La lección de Pulagarcito (Aforismos) Félix Trull Prólogo de Ander Mayora Karima Editora Puzol-Valencia, 2019 |
MIGAJAS
El devenir existencial de los pseudónimos
suele ser discreto, como si las contingencias biográficas fuesen migajas del
yo; asuntos varios con escueto poder nutricional. Quede, por tanto, como
apunte al paso, que Félix Trull es casi un ciudadano inadvertido que practica
el sedentarismo y la literatura de pensamiento lacónico, donde ha firmado las
entregas Metas volantes (2015) y Líneas de flotación (2018). Sus
breverías también han visto la luz en distintas revistas digitales y en papel y
en antologías del género.
Una de las mejores incorporaciones del paisaje actual del decir breve, Ander Mayora se encarga de firmar el texto
introductorio.
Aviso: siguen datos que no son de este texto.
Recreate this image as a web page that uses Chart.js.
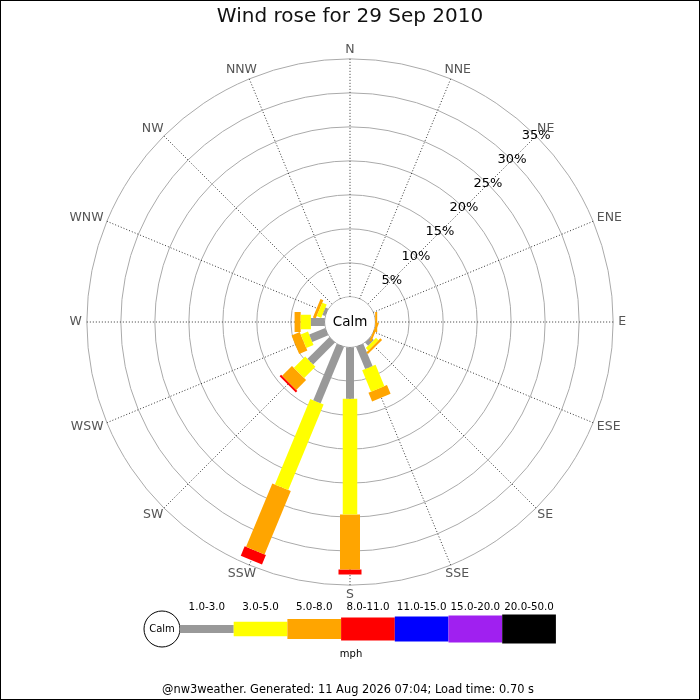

Lo hace con el tono paradójico de quien sabe que el umbral no es
estar dentro, o que el prólogo es solo una apertura que añade espera al
contenido del libro. Aún así, intuye con descripción precisa que los aforismos
de Trull “manan chispeantes y juguetones a veces, severos y agridulces otras,
pero siempre con una confianza y bondad de fondo en la que nos podemos
reconocer, porque nos los muestra en aquello que compartimos: la rutina diaria
de la vida discreta, que fluye incansable y silenciosa”.
La cita de Blaise Pascal refrenda le
carácter huidizo del pensamiento, ese trasiego de un asunto a otro. Lo fragmentario es reflejo nítido de una realidad transitoria y mudable que
especula con los significados de emociones y pensamientos. No se trata de establecer
un púlpito de solemnidad, sino de sondear, como sucediese en la mayéutica de
Sócrates, el material interno que cada sujeto aporta en pos de descubrir en su
interior el verdadero conocimiento: “Hay dos tipos de personas: las que te
brindan un mapa y aquellas que vuelven a despertaren ti tu dormida vocación de
cartógrafo. Sólo estas últimas merecen el nombre de maestras”.
Desde esa búsqueda se avanza en una senda de
convivencia, convencido de que la vida social añade a la singularidad del yo un
espacio de conflicto, una eclosión de pétales mustios, pero también de
afinidades y empatías que generan sentimientos de raíz fuerte. Así nace el huidizo
espacio de libertad que reivindica un mirador propio en la forma de entender la
existencia. Las palabras son una casa grande cuyas habitaciones cobijan la
posibilidad de estar y ser, aunque la incertidumbre y las dudas perduren en el estiaje de los calendarios: “Ni el más entusiasta de los aforistas defendería que todas las frases
breves son verdaderas, ni menos aún que todas las verdades caben en una frase
breve”; “Un aforismo no es un eslogan: no vende nada. Un aforismo no se puede
corear: es un prófugo nato”; “Nada evidencia tanto nuestro auténtico fondo
moral como las motivaciones que atribuimos a las acciones de los demás”.
Cada aforismo en sí es un espacio de
reflexión. Félix Trull anota sus indagaciones en torno al género, como si
postulase una estética del aforismo que permite contemplar cada frase, sin
mitificaciones, a tamaño natural: “Comprender sin prender. Prendándose de”; “La
espera es la cosecha de sí misma. Incluso si se revela estéril, ya ha dado su
fruto”; “La opinión personal es el último refugio de quienes no pueden alcanzar
un conocimiento fundado”; “La lección que se aprende en los desiertos es la de
que el auténtico espejismo eres tú mismo”.
Todo libro de aforismos muestra la
musculatura conceptual de un espacio de racionalización en el que se dan la
mano el sujeto ensimismado en sus laberintos domésticos y el ciudadano que
reconoce su pertenencia al mundo compartido de los actos ajenos. Así, en La lección de Pulgarcito nace una
travesía de argumentos, un camino iniciático que va sembrando huellas y migas
de pan, porque siempre confía en el regreso, esa ruta que vuelve a la amanecida. Al
cabo, como sugiere Félix Trull: “La vida da tantas vueltas, y a tanta velocidad, que a veces me da la
impresión de que se está empezando a quedar quieta”.